The implant has taken place in Sweden, involving a patient with a hand amputation. The technology, developed at Chalmers University of Technology, is an osseo-neuromuscular implant designed and built to control a dexterous hand prosthesis.
To fit the implant, advanced surgery was required, which involved fitting titanium implants placed in the two forearm bones (radius and ulnar). From this, electrodes were fitted to nerves and muscle, and these were extended to extract signals designed to control a robotic hand and to enable tactile sensations.
The implant is the world’s first clinically operational, dexterous and sentient prosthetic hand that can be used in ‘real life’.

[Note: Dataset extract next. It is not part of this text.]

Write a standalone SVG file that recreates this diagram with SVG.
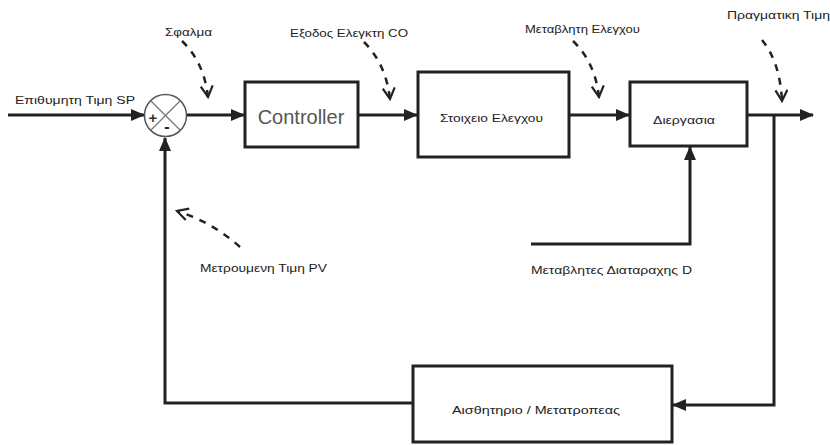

The new technology cover comes a weakness with conventional prosthetic hands, which require electrodes to be placed over the skin in order to extract control signals from underlying stump muscles. Such electrodes can only provide limited signals and these can only permit the user to control a few simple operations, like opening and closing the hand.
The researchers were able to provide more reliable information to permit a greater range of movements by implanting electrodes in the complete muscle. For this, sixteen electrodes were required, and post-surgery activities showed how improved dexterous control could be obtained.
A further enhancement was with connecting electrodes to the lost biological sensors of the hand, which enabled the scientists to electrically stimulate particular nerves in the same manner by whuich information conveyed by the biological hand.
The patient is currently undertaking a rehabilitation program to regain the strength in her forearm bones so that she will be able to carry the prosthetic hand. In addition, she is working out how to control her missing hand through the use of virtual reality. These steps are being taken to enable her to use the prosthetic hand with increasing function and sensations.
According to lead researcher Dr. Ortiz Catalan: “The breakthrough of our technology consists on enabling patients to use implanted neuromuscular interfaces to control their prosthesis while perceiving sensations where it matters for them, in their daily life.”